In Rome in March, Mr. Piano said, the president seemed happy to talk about something other than politics and current events. “I think he was refreshed to sit down in a beautiful place, with good food, and talking with serenity about important things,” Mr. Piano said. He recalled that Mr. Obama, who once had dreams of becoming an architect, had many questions about Mr. Piano’s work.
“It was a real curiosity of a real man who was trying to explore how things happen,” Mr. Piano said.

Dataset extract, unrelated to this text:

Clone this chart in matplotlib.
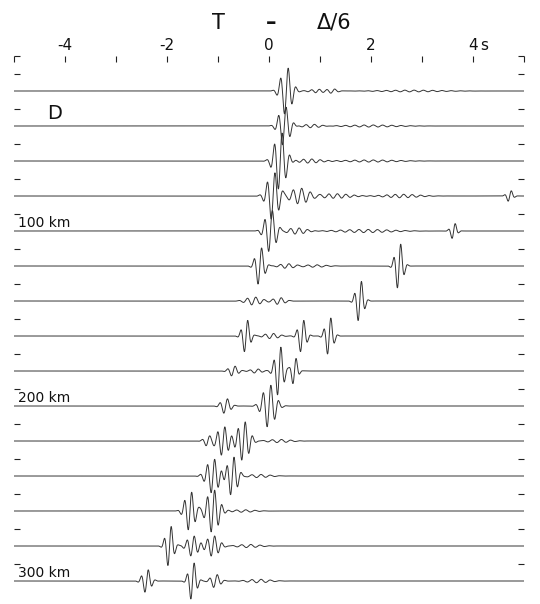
import numpy as np
import matplotlib
matplotlib.use("Agg")
import matplotlib.pyplot as plt

# ---- data read from the record section ----
distances_km = [20, 40, 60, 80, 100, 120, 140, 160, 180, 200, 220, 240, 260, 280, 300]
distance_labels = {100: "100 km", 200: "200 km", 300: "300 km"}

# wavelet arrivals per trace: (centre time s, amplitude km-units, frequency Hz, half-width s)
arrivals = [
    [(0.34, 14.0, 6.5, 0.14), (0.95, 1.0, 6.5, 0.2), (1.25, 1.2, 6.0, 0.12), (2.8, 0.5, 5.5, 0.8)],
    [(0.30, 11.5, 6.5, 0.14), (0.85, 1.0, 6.0, 0.25), (2.0, 0.6, 5.5, 0.7)],
    [(0.22, 17.0, 6.5, 0.15), (0.80, 1.2, 6.0, 0.3), (2.0, 0.6, 5.5, 0.7)],
    [(0.08, 14.0, 6.5, 0.15), (0.60, 4.5, 6.0, 0.25), (1.3, 1.3, 6.0, 0.4), (2.6, 1.0, 6.0, 0.45),
     (4.72, 3.5, 7.0, 0.08)],
    [(0.03, 12.5, 6.5, 0.14), (0.55, 1.8, 6.0, 0.25), (1.9, 0.9, 5.5, 0.7), (3.62, 5.0, 7.0, 0.08)],
    [(-0.18, 11.5, 6.5, 0.11), (0.35, 1.3, 6.0, 0.2), (0.9, 0.7, 5.5, 0.3), (2.55, 14.0, 7.0, 0.1)],
    [(-0.30, 2.3, 6.0, 0.2), (0.2, 2.0, 6.0, 0.15), (1.78, 12.5, 7.0, 0.1)],
    [(-0.45, 10.0, 7.0, 0.1), (0.05, 1.5, 6.0, 0.2), (0.65, 10.0, 7.0, 0.1), (1.18, 11.5, 7.0, 0.1)],
    [(-0.70, 3.0, 6.5, 0.12), (-0.25, 1.2, 6.0, 0.15), (0.20, 15.0, 7.0, 0.11), (0.50, 8.5, 7.0, 0.08)],
    [(-0.85, 4.5, 6.5, 0.12), (0.00, 12.5, 6.5, 0.16)],
    [(-1.20, 3.0, 6.5, 0.1), (-0.90, 8.5, 7.0, 0.15), (-0.50, 11.5, 7.0, 0.15), (0.2, 0.9, 5.5, 0.3)],
    [(-1.10, 10.0, 7.0, 0.16), (-0.72, 11.5, 7.0, 0.13), (-0.2, 0.9, 5.5, 0.3)],
    [(-1.55, 11.5, 7.0, 0.13), (-1.10, 12.5, 7.0, 0.16), (-0.5, 0.7, 5.5, 0.3)],
    [(-1.95, 12.5, 7.0, 0.1), (-1.50, 6.0, 7.0, 0.14), (-1.10, 6.0, 7.0, 0.16), (-0.4, 0.9, 5.5, 0.3)],
    [(-2.40, 7.0, 7.0, 0.11), (-1.50, 11.5, 7.0, 0.1), (-1.05, 4.0, 6.5, 0.12), (-0.2, 1.0, 5.5, 0.3)],
]

major_ticks = [-4, -2, 0, 2]
major_labels = ["-4", "-2", "0", "2"]
last_tick, last_label, unit_label = 4, "4", "s"

# ---- figure ----
W, H, DPI = 540, 604, 100
fig = plt.figure(figsize=(W / DPI, H / DPI), dpi=DPI)
ax_left, ax_right, ax_top = 14, 524, 56
ax = fig.add_axes([ax_left / W, 0, (ax_right - ax_left) / W, 1 - ax_top / H])
ax.set_xlim(-5, 5)
ax.set_ylim((H - ax_top) / 1.75, 0)

t = np.arange(-5.0, 5.0, 0.004)
for d, arr in zip(distances_km, arrivals):
    sig = np.zeros_like(t)
    for (tc, a, f, w) in arr:
        sig += a * np.exp(-((t - tc) / w) ** 2) * np.sin(2 * np.pi * f * (t - tc))
    ax.plot(t, d - sig, color="#333333", lw=0.7)

for d, lab in distance_labels.items():
    ax.text(-4.93, d - 0.6, lab, fontsize=10, ha="left", va="bottom", color="#111")

ax.text(-4.36, 38.0, "D", fontsize=14, ha="left", va="bottom", color="#111")

# axis ticks
for s in ax.spines.values():
    s.set_visible(False)
ax.set_xticks(np.arange(-5, 6, 1))
ax.set_xticklabels([])
ax.set_yticks([0] + list(range(10, 300, 20)))
ax.set_yticklabels([])
ax.tick_params(axis="x", top=True, bottom=False, direction="in", length=4, width=0.8, color="#222")
ax.tick_params(axis="y", left=True, right=True, direction="in", length=4, width=0.8, color="#222")

for x, lab in zip(major_ticks + [last_tick], major_labels + [last_label]):
    ax.annotate(lab, xy=(x, 1), xycoords=("data", "axes fraction"), xytext=(0, 4.5),
                textcoords="offset points", ha="center", va="baseline", fontsize=11, color="#111")
ax.annotate(unit_label, xy=(4.22, 1), xycoords=("data", "axes fraction"), xytext=(0, 4.5),
            textcoords="offset points", ha="center", va="baseline", fontsize=11, color="#111")

# title  T - Δ/6
for x, lab, fw in [(-1.0, "T", "normal"), (0.04, "–", "bold"), (1.27, "Δ/6", "normal")]:
    ax.annotate(lab, xy=(x, 1), xycoords=("data", "axes fraction"), xytext=(0, 19.5),
                textcoords="offset points", ha="center", va="baseline", fontsize=15,
                fontweight=fw, color="#111")

fig.savefig("out.png", dpi=DPI)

David gave an uncritical rundown of how Obama's friendships and fund-raising ran on the same track, before a reference to illegal immigrants. Yet even though the border crisis is the administration's scandal de jure, Davis failed to mention it, even given such an opening to suggest Obama spend less time shooting the breeze with Ken Burns and more time on his job.
Guests at the dinners are typically supporters of the president and sympathetic to his political views, but not always. At the dinner in Rome, one guest was Italo Zanzi, the American-born chief executive of A. S. Roma, another top Italian soccer team. Mr. Zanzi was a Republican candidate for Congress in his native New York in 2006, and in 2008 he contributed to the presidential campaign of Senator John McCain of Arizona, Mr. Obama’s Republican rival.
During his own campaign, Mr. Zanzi highlighted his opposition to legislation granting citizenship to illegal immigrants, and he advocated random checks by the police to deport those without legal status.
Davis instead stuck to the real story: What did the president drink?
In Paris, the president was up again until nearly midnight enjoying, among other things, Drappier Champagne.
Over the years the Times has laid down a long line of drool over "sophisticated, nuanced" liberalism, whether it's politicians (Secretary of State John Kerry) policies (Obama on Israel), or places (Europe in general). Needless to say, that's not quite how they covered former President George W. Bush.
Then-Times reporter Matt Bai in 2012 even praised Obama's fact-challenged memoir, in which he condensed some characters into one, as a sign of Obama's smarts, his "narrative sophistication, his novelistic instinct for developing themes."